Nesses períodos de ócio, os senhores acendiam seus charutos para matar o tempo e os escravos matavam o banzo fumavando bagulho em bongs feitos com taquaras e cabaças.

 No vale do Rio São Francisco e no que hoje se chama Polígono da Maconha, em Pernambuco, era comum que pequenos agricultores fumassem a erva antes do trabalho na lavoura, atrás de vigor extra para o eito: eram os “maconhistas”. No Recife, a gente pobre da cidade se reunia depois do expediente nas “assembleias” para jogar conversa fora e cantar canções sobre a erva.

As Cigarrilhas Grimault

O Rio de Janeiro, uma das maiores concentrações negras do país, foi o lugar onde a maconha se difundiu mais largamente, principalmente entre os pobres – em sua maioria, pretos e mulatos.

O consumo da erva ficou tão comum que motivou decretos municipais que proibiam o comércio e consumo em público de “substâncias venenosas”.

A repressão à maconha estava fortemente associada à repressão a quaisquer manifestações culturais dos pretos e pobres da cidade.

Não por acaso, o órgão responsável pelo combate à maconha era a Inspetoria de Entorpecentes, Tóxicos e Mistificação – que acumulava a missão de proibir a umbanda.

Prova de que o alvo das autoridades não era exatamente a maconha, mas sim as populações marginalizadas que faziam uso dela, são as aristocráticas Cigarrilhas Grimault.

Vendidos livremente nos loucos anos 20, os “cigarros índios” nada mais eram que baseados industrializados consumidos para fins medicinais por quem tinha dinheiro para comprá-los.

“A dificuldade de respirar, a roncadura, os flatos, a aspiração sibilante acabam quasi logo, produz-se uma expectoração abundantíssima quasi sempre em pouco tempo, torna-se mais fácil, a respiração, mais branda a tosse e um dormir reparatório afasta todos os symptomas assustadores que se tinham manifestado”, dizia a propaganda dos cigarros de cannabis indica, tão entorpecente quanto a sativa.

Até os anos 30, apesar da repressão, a maconha era bastante tolerada no Brasil, o que em parte se devia à ausência de órgãos nacionais de combate às drogas.

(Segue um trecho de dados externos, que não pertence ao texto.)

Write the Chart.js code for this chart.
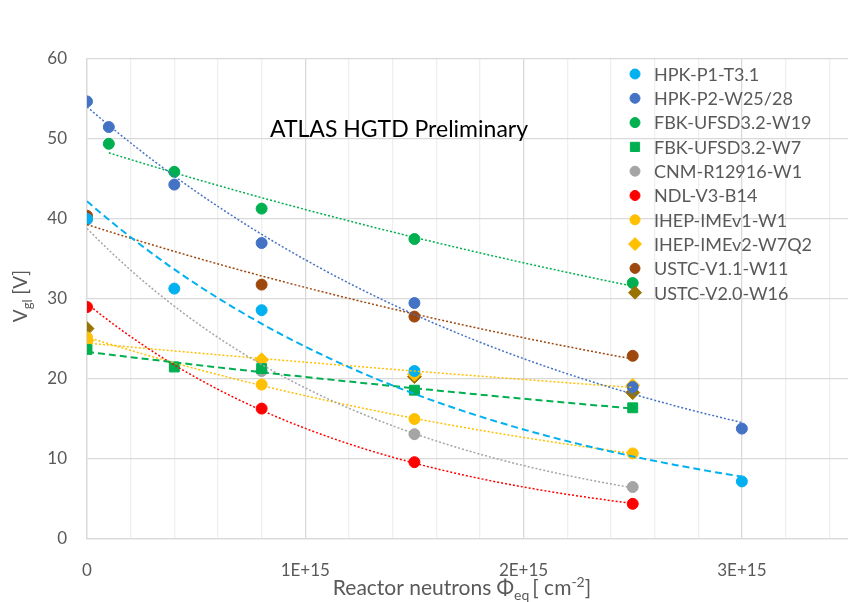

Em 1936, a criação da Comissão Nacional Fiscalizadora de Entorpecentes desencadeou uma ampla campanha antimaconha, que seria abraçada com entusiasmo pela imprensa nacional.

A onda proibicionista, surgida nos Estados Unidos, se alastrava então para o Sul da América e se juntava aos fortes preconceitos de classe e raça que marcavam o combate à cannabis no Brasil.

Foram tempos ruins para os “clubs de diambistas”, confrarias maconheiras que se reuniam nas favelas cariocas e foram denunciadas à exaustão pelos jornais da época.

A política foi eficaz: o consumo da erva e as manifestações culturais relacionadas a ela se restringiram a guetos cada vez mais limitados.

Algumas décadas depois, a vaga psicodélica e psicotrópica dos anos 60 e 70 trouxe uma nova era de ouro da maconha, que retornava à cena agora mais associada à juventude e à rebeldia globalizada.

As raízes mais profundas da erva no Brasil ficaram para trás, na poeira da história. Nas próximas manifestações pela legalização da planta, os ativistas deviam pensar em substituir os motivos jamaicanos e o Bob Marley de sempre pelos marujos doidões de Cabral e os maconhistas do nordeste.

E trcoar Cheech e Chong pelos animados integrantes dos clubes de diambistas da República Velha.